--- Data extract ---

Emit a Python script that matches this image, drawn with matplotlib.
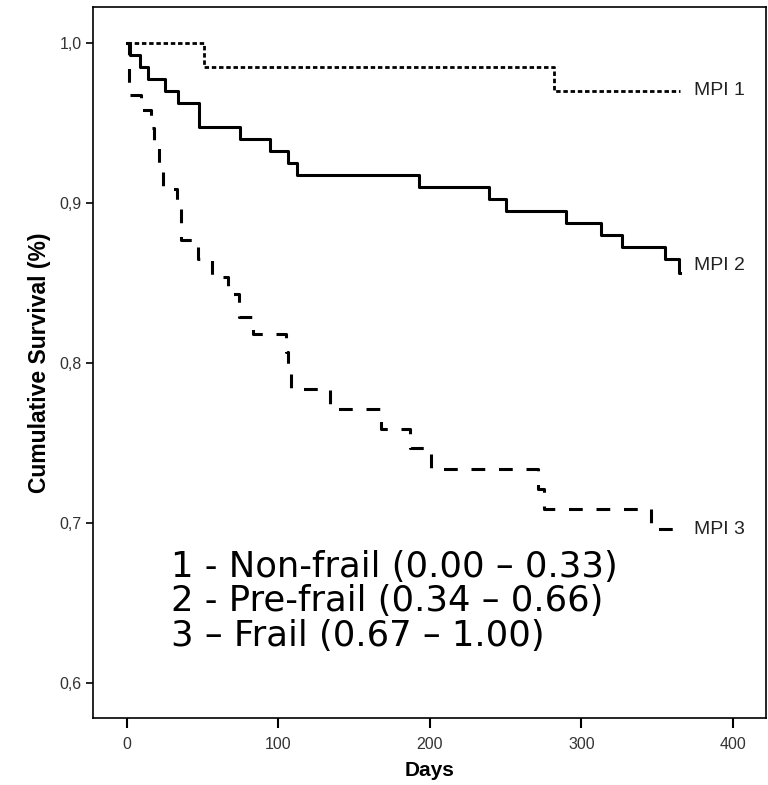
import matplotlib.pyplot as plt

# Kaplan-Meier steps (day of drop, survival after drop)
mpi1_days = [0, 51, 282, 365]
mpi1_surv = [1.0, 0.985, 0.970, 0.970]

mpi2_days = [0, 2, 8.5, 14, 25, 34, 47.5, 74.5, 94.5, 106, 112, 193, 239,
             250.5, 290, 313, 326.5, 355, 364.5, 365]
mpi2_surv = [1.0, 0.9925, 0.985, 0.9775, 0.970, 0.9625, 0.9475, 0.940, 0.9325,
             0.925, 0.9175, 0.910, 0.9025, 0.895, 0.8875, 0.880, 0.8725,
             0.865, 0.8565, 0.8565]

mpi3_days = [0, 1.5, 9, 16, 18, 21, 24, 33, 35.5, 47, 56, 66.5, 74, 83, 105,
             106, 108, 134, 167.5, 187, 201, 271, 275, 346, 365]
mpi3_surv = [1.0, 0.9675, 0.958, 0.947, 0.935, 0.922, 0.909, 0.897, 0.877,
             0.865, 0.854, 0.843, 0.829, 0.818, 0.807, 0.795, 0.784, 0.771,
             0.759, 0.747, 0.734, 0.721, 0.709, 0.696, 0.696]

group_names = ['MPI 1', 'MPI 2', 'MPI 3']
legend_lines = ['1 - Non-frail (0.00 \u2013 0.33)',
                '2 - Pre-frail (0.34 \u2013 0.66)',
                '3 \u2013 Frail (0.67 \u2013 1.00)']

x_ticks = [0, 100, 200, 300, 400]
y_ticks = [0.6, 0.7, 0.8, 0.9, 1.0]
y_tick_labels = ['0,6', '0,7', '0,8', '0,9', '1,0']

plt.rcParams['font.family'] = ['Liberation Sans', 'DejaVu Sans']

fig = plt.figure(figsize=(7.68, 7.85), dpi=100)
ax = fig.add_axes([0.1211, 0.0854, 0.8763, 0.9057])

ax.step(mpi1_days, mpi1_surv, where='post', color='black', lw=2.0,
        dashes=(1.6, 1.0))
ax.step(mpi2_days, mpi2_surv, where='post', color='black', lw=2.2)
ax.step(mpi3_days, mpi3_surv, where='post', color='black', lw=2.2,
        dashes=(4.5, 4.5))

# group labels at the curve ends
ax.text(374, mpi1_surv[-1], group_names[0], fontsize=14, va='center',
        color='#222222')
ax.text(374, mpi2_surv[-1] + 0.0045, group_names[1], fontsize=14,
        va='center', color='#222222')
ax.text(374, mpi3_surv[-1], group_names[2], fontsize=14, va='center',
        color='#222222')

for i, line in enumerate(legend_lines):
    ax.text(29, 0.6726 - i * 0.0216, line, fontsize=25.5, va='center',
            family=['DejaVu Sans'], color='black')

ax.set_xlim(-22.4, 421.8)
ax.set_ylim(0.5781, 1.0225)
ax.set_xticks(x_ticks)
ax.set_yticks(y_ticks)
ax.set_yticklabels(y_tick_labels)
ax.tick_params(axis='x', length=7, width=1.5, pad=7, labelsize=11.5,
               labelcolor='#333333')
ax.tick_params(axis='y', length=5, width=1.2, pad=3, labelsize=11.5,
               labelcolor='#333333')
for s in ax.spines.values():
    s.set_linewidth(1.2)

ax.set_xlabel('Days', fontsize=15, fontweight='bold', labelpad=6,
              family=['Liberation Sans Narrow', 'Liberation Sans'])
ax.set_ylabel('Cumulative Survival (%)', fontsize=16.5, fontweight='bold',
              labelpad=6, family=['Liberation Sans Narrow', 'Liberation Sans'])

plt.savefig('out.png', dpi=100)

---

● What you are asked to do
For the listing above, give the number of lines in which the string "matplotlib" occurs, and nothing else.

● Reply to the exercise
2